The big difference between UPI applications and digital wallets was that UPI directly transferred money from a person’s bank account to another bank account. Whereas wallets required a user to ‘recharge’ their wallet and then transfer the money to the wallet of another user on the same platform.

UPI also eliminated the added step of transferring money from the users’ wallets to bank accounts so the money could be spent at places where a particular wallet was not accepted. Users would also skip paying the minimum fees which they had to pay to transfer funds from their wallets to their bank accounts. Over time these advantages made UPI the most preferred payment method in India, even over the more traditional modes of digital payments such as credit and debit cards.

India - COVID-19 impact on digital payment apps 2020 | Statista

The Pandemic Impact

What the demonetization started; the pandemic cemented. Exchanging cash required people to be in close proximity which meant that the COVID-19 virus could easily transmit from one person to the other. Fears loomed over how the transmission could also take place via surfaces including cash. This led to numerous e-commerce companies suspending cash on delivery and allowing users to use the online mode of payment method only.

While such a move gave a big boost to the digital payments industry as a whole, UPI surpassed all other means of digital payments. While UPI took three years to reach a billion transactions in a month, the next billion came in just a year

One would assume in an economy where cash is inherent and innate, users would look for alternatives wherever cash is acceptable. But this is not what happened. In fact, users embraced the cultural shift. This further boosted the adoption of digital payment methods such as UPI. Numerous industries such as e-learning, online food delivery, online gaming, as well as the use of online lottery websites, etc. also saw a sharp rise in profits despite the pandemic.
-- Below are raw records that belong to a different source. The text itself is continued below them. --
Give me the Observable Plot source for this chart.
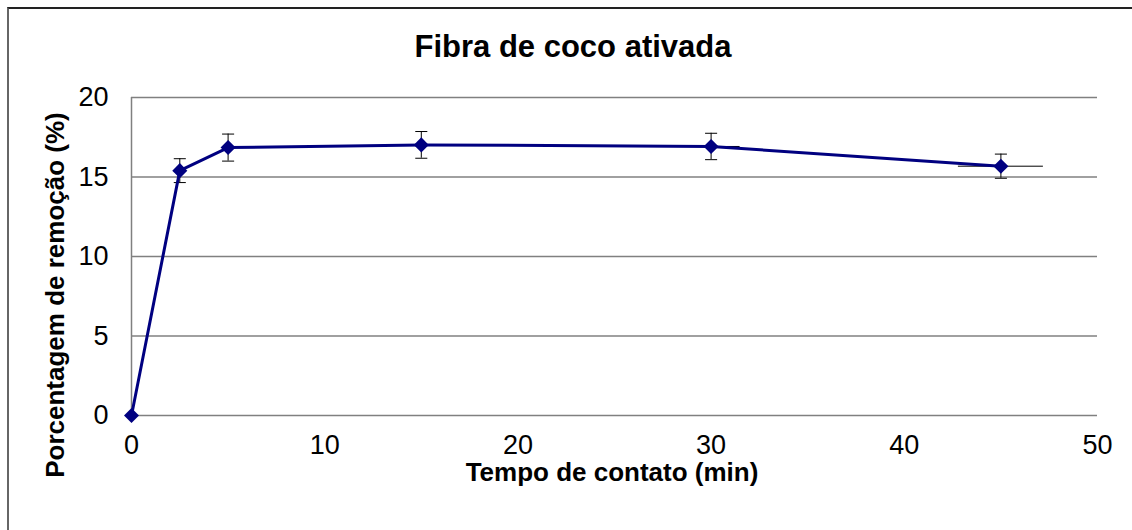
<!DOCTYPE html>
<html>
<head>
<meta charset="utf-8">
<script src="https://cdn.jsdelivr.net/npm/d3@7"></script>
<script src="https://cdn.jsdelivr.net/npm/@observablehq/plot@0.6"></script>
<style>
  html, body { margin: 0; padding: 0; background: #fff; overflow: hidden; }
  body { width: 1132px; height: 530px; position: relative; font-family: "Liberation Sans", Arial, sans-serif; }
  #frame { position: absolute; left: 7px; top: 7px; width: 2000px; height: 2000px; border-top: 2px solid #222; border-left: 2px solid #666; box-sizing: border-box; }
  #chart { position: absolute; left: 0; top: 0; }
  .t { position: absolute; line-height: 1; white-space: nowrap; font-weight: bold; color: #000; }
  #title { font-size: 31px; left: 573px; top: 31px; transform: translateX(-50%); }
  #xlabel { font-size: 26px; left: 612px; top: 459px; transform: translateX(-50%); }
  #ylabel { font-size: 26px; left: 55px; top: 295px; transform: translate(-50%, -50%) rotate(-90deg); }
</style>
</head>
<body>
<div id="frame"></div>
<div id="chart"></div>
<div class="t" id="title">Fibra de coco ativada</div>
<div class="t" id="xlabel">Tempo de contato (min)</div>
<div class="t" id="ylabel">Porcentagem de remoção (%)</div>
<script>
const times = [0, 2.5, 5, 15, 30, 45];
const removal = [0, 15.4, 16.85, 17.02, 16.92, 15.68];
const yErr = [0, 0.75, 0.85, 0.84, 0.83, 0.76];
const xErr = [0, 0, 0, 0, 1.5, 2.2];
const xTicks = [0, 10, 20, 30, 40, 50];
const yTicks = [0, 5, 10, 15, 20];

const data = times.map((t, i) => ({t, r: removal[i], ye: yErr[i], xe: xErr[i]}));
const withY = data.filter(d => d.ye > 0);
const withX = data.filter(d => d.xe > 0);

const diamond = {
  draw(ctx, size) {
    const h = Math.sqrt(size / 2);
    ctx.moveTo(0, -h); ctx.lineTo(h, 0); ctx.lineTo(0, h); ctx.lineTo(-h, 0); ctx.closePath();
  }
};
const cap = {
  draw(ctx, size) {
    const w = Math.sqrt(size) / 2;
    ctx.moveTo(-w, 0); ctx.lineTo(w, 0);
  }
};

const chart = Plot.plot({
  width: 1132,
  height: 530,
  marginLeft: 131,
  marginRight: 35,
  marginTop: 97,
  marginBottom: 115,
  style: {fontFamily: "Liberation Sans, Arial, sans-serif", fontSize: "27px", color: "#000", background: "transparent", overflow: "visible"},
  x: {domain: [0, 50], ticks: xTicks, tickSize: 0, tickPadding: 19, label: null},
  y: {domain: [0, 20], ticks: yTicks, tickSize: 0, tickPadding: 23, label: null},
  marks: [
    Plot.gridY(yTicks, {stroke: "#808080", strokeOpacity: 1, strokeWidth: 1.5}),
    Plot.ruleX([0], {stroke: "#808080", strokeWidth: 1.5}),
    Plot.ruleY(withX, {y: "r", x1: d => d.t - d.xe, x2: d => d.t + d.xe, stroke: "#000", strokeWidth: 1}),
    Plot.ruleX(withY, {x: "t", y1: d => d.r - d.ye, y2: d => d.r + d.ye, stroke: "#000", strokeWidth: 1}),
    Plot.dot(withY, {x: "t", y: d => d.r + d.ye, symbol: cap, r: 6.8, stroke: "#000", fill: "none", strokeWidth: 1}),
    Plot.dot(withY, {x: "t", y: d => d.r - d.ye, symbol: cap, r: 6.8, stroke: "#000", fill: "none", strokeWidth: 1}),
    Plot.line(data, {x: "t", y: "r", stroke: "#000080", strokeWidth: 3}),
    Plot.dot(data, {x: "t", y: "r", symbol: diamond, r: 6, fill: "#000080", stroke: "none"})
  ]
});
document.getElementById("chart").appendChild(chart);
</script>
</body>
</html>
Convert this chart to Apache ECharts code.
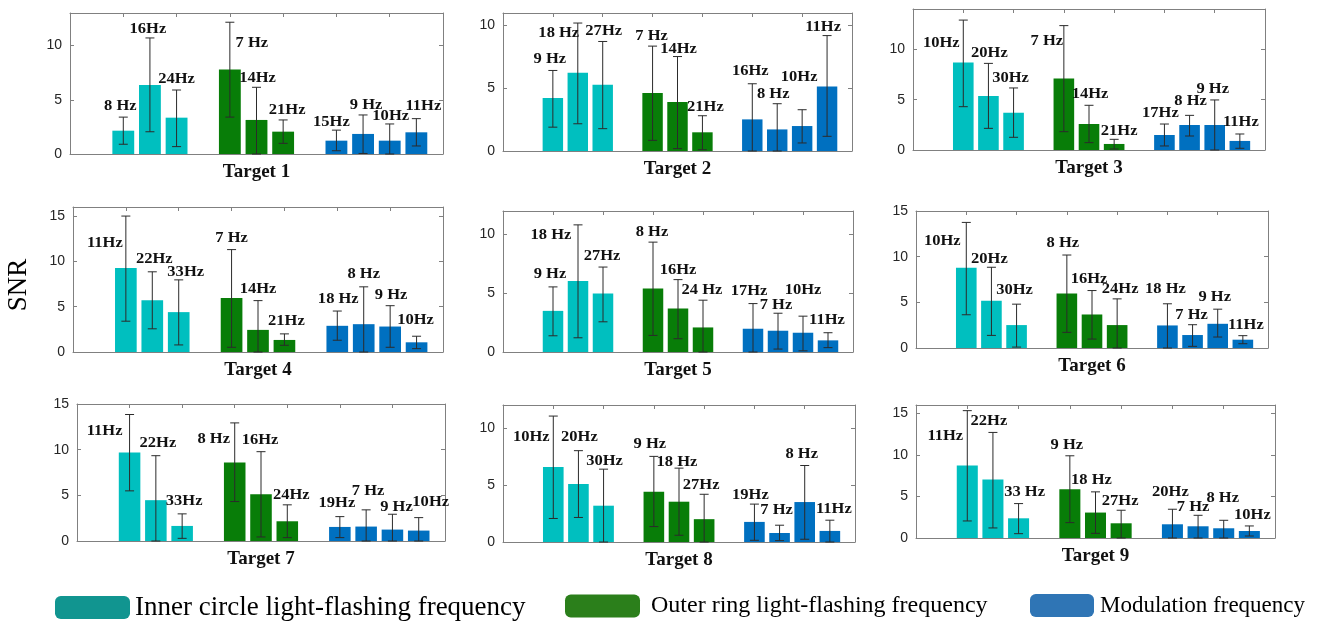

How COVID-19 is accelerating digitalisation - KPMG India

Crystal-ball Gazing

Despite UPI’s excellent adoption by the public, it continues to co-dominate the Indian market along with cash. Over time, users are experiencing failing or incomplete UPI transactions, perhaps, due to the mammoth load on the UPI infrastructure.

These problems are aggravated due to the fact that UPI does not have an effective grievance redressal mechanism in place. Only time will tell how the recent notification of the National Payments Corporation of India (also known as NPCI) which requires UPI platforms to limit the number of users on its platform will impact the UPI infrastructure.

Some industry experts have pointed out that UPI has become too big which has resulted in a detriment to competition in the digital payment space. What has been lacking is an equally efficient and effective competitor to UPI. The Reserve Bank of India has proposed to launch a competitor to UPI by the name of ‘New Umbrella Entity’ (also known as NUE). NUEs are envisioned to be non-profit entities run by companies that will set up, manage and operate new payments systems which are expected to compete with NPCI’s UPI.

Taking a cue from the past, it would seem that Indians are in for a déjà vu of another bout of aggressive cashback offers to penetrate the market. But only time will tell whether cashback will be enough of an incentive to make Indians move to another payment ecosystem or will they experience ecosystem fatigue and stay locked in with UPI.